## Short problem:
Carry none of the pictures over; write out the complete data exactly.

## Provided entries:
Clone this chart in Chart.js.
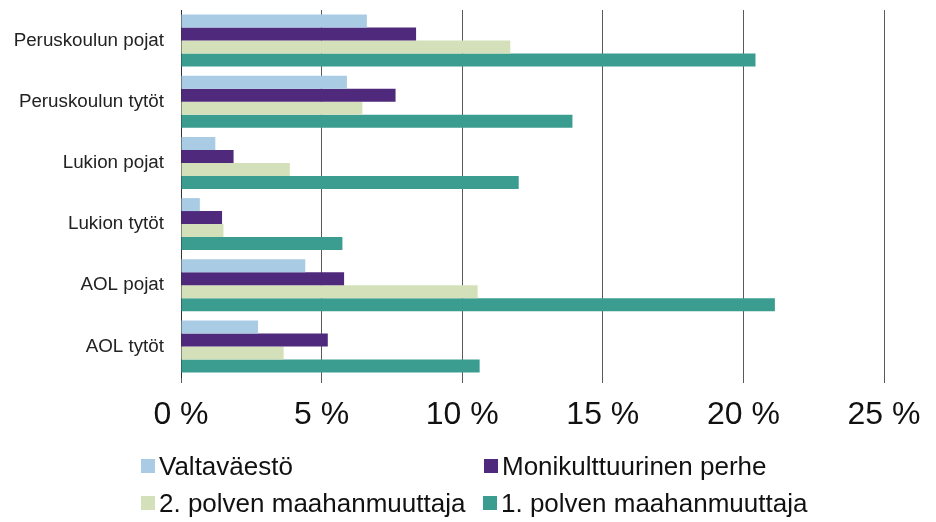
<!DOCTYPE html>
<html>
<head>
<meta charset="utf-8">
<script src="https://cdn.jsdelivr.net/npm/chart.js@4/dist/chart.umd.min.js"></script>
<style>
  html, body { margin: 0; padding: 0; background: #fff; }
  #wrap { position: relative; width: 936px; height: 522px; }
  #c { position: absolute; left: 0; top: 0; }
  .lg { position: absolute; font-family: "Liberation Sans", Arial, sans-serif; font-size: 26px; color: #111; white-space: nowrap; line-height: 30px; height: 30px; }
  .lg .box { position: absolute; left: 0; top: 8px; width: 14px; height: 14px; }
  .lg .txt { position: absolute; left: 18px; top: 0; }
</style>
</head>
<body>
<div id="wrap">
  <canvas id="c" width="936" height="522"></canvas>
  <div id="legend"></div>
</div>
<script>
const categories = ["Peruskoulun pojat", "Peruskoulun tytöt", "Lukion pojat", "Lukion tytöt", "AOL pojat", "AOL tytöt"];
const seriesNames = ["Valtaväestö", "Monikulttuurinen perhe", "2. polven maahanmuuttaja", "1. polven maahanmuuttaja"];
const valtavaesto   = [6.61, 5.90, 1.22, 0.67, 4.42, 2.74];
const monikulttuur  = [8.36, 7.63, 1.87, 1.46, 5.80, 5.22];
const polvi2        = [11.71, 6.45, 3.87, 1.51, 10.55, 3.65];
const polvi1        = [20.43, 13.92, 12.01, 5.74, 21.12, 10.62];
const tickValues = [0, 5, 10, 15, 20, 25];
const colors = ["#a9cce4", "#4f2a7c", "#d3e0b9", "#3a9d8f"];

const seriesValues = [valtavaesto, monikulttuur, polvi2, polvi1];
const FONT = '"Liberation Sans", Arial, sans-serif';

const chart = new Chart(document.getElementById('c'), {
  type: 'bar',
  data: {
    labels: categories,
    datasets: seriesNames.map((n, i) => ({
      label: n,
      data: seriesValues[i],
      backgroundColor: colors[i],
      borderWidth: 0,
      categoryPercentage: 0.85,
      barPercentage: 1.0
    }))
  },
  options: {
    indexAxis: 'y',
    responsive: false,
    animation: false,
    layout: { padding: { top: 10, right: 52, bottom: 85, left: 0 } },
    plugins: { legend: { display: false }, tooltip: { enabled: false } },
    scales: {
      x: {
        min: 0, max: 25,
        afterBuildTicks: (s) => { s.ticks = tickValues.map(v => ({ value: v })); },
        afterFit: (s) => { s.height = 60; s.paddingLeft = 0; s.paddingRight = 0; },
        grid: { color: '#5a5a5a', lineWidth: 1, tickLength: 6, drawTicks: true },
        border: { display: false },
        ticks: {
          padding: 13,
          color: '#111',
          font: { family: FONT, size: 32 },
          callback: (v) => v + ' %'
        }
      },
      y: {
        afterFit: (s) => { s.width = 181; s.paddingTop = 0; s.paddingBottom = 0; },
        grid: { display: false, drawTicks: false },
        border: { display: true, color: '#333', width: 1 },
        ticks: {
          padding: 17,
          color: '#222',
          font: { family: FONT, size: 18.8 }
        }
      }
    }
  }
});

// HTML legend (2 x 2 grid)
const legendPos = [[141, 451], [484, 451], [141, 488], [483, 488]];
const lg = document.getElementById('legend');
seriesNames.forEach((n, i) => {
  const d = document.createElement('div');
  d.className = 'lg';
  d.style.left = legendPos[i][0] + 'px';
  d.style.top = legendPos[i][1] + 'px';
  const b = document.createElement('span');
  b.className = 'box';
  b.style.background = colors[i];
  const t = document.createElement('span');
  t.className = 'txt';
  t.textContent = n;
  d.appendChild(b); d.appendChild(t);
  lg.appendChild(d);
});
</script>
</body>
</html>
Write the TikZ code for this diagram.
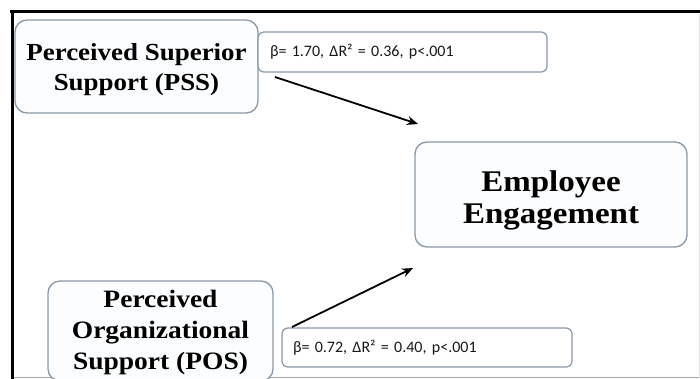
\documentclass[tikz,border=0pt]{standalone}
\usepackage{fontspec}
\setmainfont{Liberation Serif}
\newfontfamily\boxfont[FakeStretch=1.1]{Liberation Serif}
\newfontfamily\lblfont{Carlito}
\usetikzlibrary{arrows.meta}
\definecolor{boxline}{HTML}{8A98A6}
\definecolor{boxfill}{HTML}{FBFDFE}
\tikzset{
  concept/.style={draw=boxline, fill=boxfill, line width=1.3pt, rounded corners=12pt, inner sep=0pt},
  conceptText/.style={align=center, inner sep=0pt, font=\boxfont\bfseries\fontsize{24.5}{30}\selectfont},
  coef/.style={draw=boxline, fill=white, line width=1.2pt, rounded corners=6pt, inner sep=0pt, font=\lblfont\fontsize{16}{18}\selectfont, text=black!90, align=left},
  link/.style={line width=1.8pt, -{Stealth[length=11pt,width=9pt]}}
}
\begin{document}
\begin{tikzpicture}[x=1pt,y=-1pt]
\useasboundingbox (0,0) rectangle (700,379);
\clip (0,0) rectangle (700,379);
% frame
\draw[line width=3pt, black] (10,12) -- (700,12);
\draw[line width=3pt, black] (12,11) -- (12,379);
\draw[line width=1.2pt, black!35] (14,377.5) -- (700,377.5);
\draw[line width=1pt, black!12] (699,14) -- (699,379);
% nodes
\node[concept, minimum width=243pt, minimum height=93pt] (pss) at (136.5,66.5) {};
\node[conceptText] (psst) at ([yshift=-3pt]pss.center) {Perceived Superior\\Support (PSS)};
\node[coef, minimum width=289pt, minimum height=40pt, text width=265pt] (c1) at (402.5,52) {β= 1.70, ΔR² = 0.36, p<.001};
\node[concept, minimum width=272pt, minimum height=105pt] (ee) at (551,194.5) {};
\node[conceptText, font=\boxfont\bfseries\fontsize{30}{32}\selectfont] (eet) at ([yshift=-6pt]ee.center) {Employee\\Engagement};
\node[concept, minimum width=225pt, minimum height=100pt] (pos) at (160.5,331) {};
\node[conceptText, font=\boxfont\bfseries\fontsize{25}{31}\selectfont] (post) at ([yshift=-1pt]pos.center) {Perceived\\Organizational\\Support (POS)};
\node[coef, minimum width=290pt, minimum height=39pt, text width=268pt] (c2) at (427,347.5) {β= 0.72, ΔR² = 0.40, p<.001};
% connectors
\coordinate (a1s) at (275,77);
\coordinate (a1e) at (418,124);
\coordinate (a2s) at (292,327);
\coordinate (a2e) at (413,268);
\draw[link] (a1s) -- (a1e);
\draw[link] (a2s) -- (a2e);
\end{tikzpicture}
\end{document}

## Solution to this exercise:
Clone this chart in Chart.js.
<!DOCTYPE html>
<html>
<head>
<meta charset="utf-8">
<script src="https://cdn.jsdelivr.net/npm/chart.js@4/dist/chart.umd.min.js"></script>
<style>
  html, body { margin: 0; padding: 0; background: #fff; }
  #wrap { position: relative; width: 936px; height: 522px; }
  #c { position: absolute; left: 0; top: 0; }
  .lg { position: absolute; font-family: "Liberation Sans", Arial, sans-serif; font-size: 26px; color: #111; white-space: nowrap; line-height: 30px; height: 30px; }
  .lg .box { position: absolute; left: 0; top: 8px; width: 14px; height: 14px; }
  .lg .txt { position: absolute; left: 18px; top: 0; }
</style>
</head>
<body>
<div id="wrap">
  <canvas id="c" width="936" height="522"></canvas>
  <div id="legend"></div>
</div>
<script>
const categories = ["Peruskoulun pojat", "Peruskoulun tytöt", "Lukion pojat", "Lukion tytöt", "AOL pojat", "AOL tytöt"];
const seriesNames = ["Valtaväestö", "Monikulttuurinen perhe", "2. polven maahanmuuttaja", "1. polven maahanmuuttaja"];
const valtavaesto   = [6.61, 5.90, 1.22, 0.67, 4.42, 2.74];
const monikulttuur  = [8.36, 7.63, 1.87, 1.46, 5.80, 5.22];
const polvi2        = [11.71, 6.45, 3.87, 1.51, 10.55, 3.65];
const polvi1        = [20.43, 13.92, 12.01, 5.74, 21.12, 10.62];
const tickValues = [0, 5, 10, 15, 20, 25];
const colors = ["#a9cce4", "#4f2a7c", "#d3e0b9", "#3a9d8f"];

const seriesValues = [valtavaesto, monikulttuur, polvi2, polvi1];
const FONT = '"Liberation Sans", Arial, sans-serif';

const chart = new Chart(document.getElementById('c'), {
  type: 'bar',
  data: {
    labels: categories,
    datasets: seriesNames.map((n, i) => ({
      label: n,
      data: seriesValues[i],
      backgroundColor: colors[i],
      borderWidth: 0,
      categoryPercentage: 0.85,
      barPercentage: 1.0
    }))
  },
  options: {
    indexAxis: 'y',
    responsive: false,
    animation: false,
    layout: { padding: { top: 10, right: 52, bottom: 85, left: 0 } },
    plugins: { legend: { display: false }, tooltip: { enabled: false } },
    scales: {
      x: {
        min: 0, max: 25,
        afterBuildTicks: (s) => { s.ticks = tickValues.map(v => ({ value: v })); },
        afterFit: (s) => { s.height = 60; s.paddingLeft = 0; s.paddingRight = 0; },
        grid: { color: '#5a5a5a', lineWidth: 1, tickLength: 6, drawTicks: true },
        border: { display: false },
        ticks: {
          padding: 13,
          color: '#111',
          font: { family: FONT, size: 32 },
          callback: (v) => v + ' %'
        }
      },
      y: {
        afterFit: (s) => { s.width = 181; s.paddingTop = 0; s.paddingBottom = 0; },
        grid: { display: false, drawTicks: false },
        border: { display: true, color: '#333', width: 1 },
        ticks: {
          padding: 17,
          color: '#222',
          font: { family: FONT, size: 18.8 }
        }
      }
    }
  }
});

// HTML legend (2 x 2 grid)
const legendPos = [[141, 451], [484, 451], [141, 488], [483, 488]];
const lg = document.getElementById('legend');
seriesNames.forEach((n, i) => {
  const d = document.createElement('div');
  d.className = 'lg';
  d.style.left = legendPos[i][0] + 'px';
  d.style.top = legendPos[i][1] + 'px';
  const b = document.createElement('span');
  b.className = 'box';
  b.style.background = colors[i];
  const t = document.createElement('span');
  t.className = 'txt';
  t.textContent = n;
  d.appendChild(b); d.appendChild(t);
  lg.appendChild(d);
});
</script>
</body>
</html>
Write the TikZ code for this diagram.
\documentclass[tikz,border=0pt]{standalone}
\usepackage{fontspec}
\setmainfont{Liberation Serif}
\newfontfamily\boxfont[FakeStretch=1.1]{Liberation Serif}
\newfontfamily\lblfont{Carlito}
\usetikzlibrary{arrows.meta}
\definecolor{boxline}{HTML}{8A98A6}
\definecolor{boxfill}{HTML}{FBFDFE}
\tikzset{
  concept/.style={draw=boxline, fill=boxfill, line width=1.3pt, rounded corners=12pt, inner sep=0pt},
  conceptText/.style={align=center, inner sep=0pt, font=\boxfont\bfseries\fontsize{24.5}{30}\selectfont},
  coef/.style={draw=boxline, fill=white, line width=1.2pt, rounded corners=6pt, inner sep=0pt, font=\lblfont\fontsize{16}{18}\selectfont, text=black!90, align=left},
  link/.style={line width=1.8pt, -{Stealth[length=11pt,width=9pt]}}
}
\begin{document}
\begin{tikzpicture}[x=1pt,y=-1pt]
\useasboundingbox (0,0) rectangle (700,379);
\clip (0,0) rectangle (700,379);
% frame
\draw[line width=3pt, black] (10,12) -- (700,12);
\draw[line width=3pt, black] (12,11) -- (12,379);
\draw[line width=1.2pt, black!35] (14,377.5) -- (700,377.5);
\draw[line width=1pt, black!12] (699,14) -- (699,379);
% nodes
\node[concept, minimum width=243pt, minimum height=93pt] (pss) at (136.5,66.5) {};
\node[conceptText] (psst) at ([yshift=-3pt]pss.center) {Perceived Superior\\Support (PSS)};
\node[coef, minimum width=289pt, minimum height=40pt, text width=265pt] (c1) at (402.5,52) {β= 1.70, ΔR² = 0.36, p<.001};
\node[concept, minimum width=272pt, minimum height=105pt] (ee) at (551,194.5) {};
\node[conceptText, font=\boxfont\bfseries\fontsize{30}{32}\selectfont] (eet) at ([yshift=-6pt]ee.center) {Employee\\Engagement};
\node[concept, minimum width=225pt, minimum height=100pt] (pos) at (160.5,331) {};
\node[conceptText, font=\boxfont\bfseries\fontsize{25}{31}\selectfont] (post) at ([yshift=-1pt]pos.center) {Perceived\\Organizational\\Support (POS)};
\node[coef, minimum width=290pt, minimum height=39pt, text width=268pt] (c2) at (427,347.5) {β= 0.72, ΔR² = 0.40, p<.001};
% connectors
\coordinate (a1s) at (275,77);
\coordinate (a1e) at (418,124);
\coordinate (a2s) at (292,327);
\coordinate (a2e) at (413,268);
\draw[link] (a1s) -- (a1e);
\draw[link] (a2s) -- (a2e);
\end{tikzpicture}
\end{document}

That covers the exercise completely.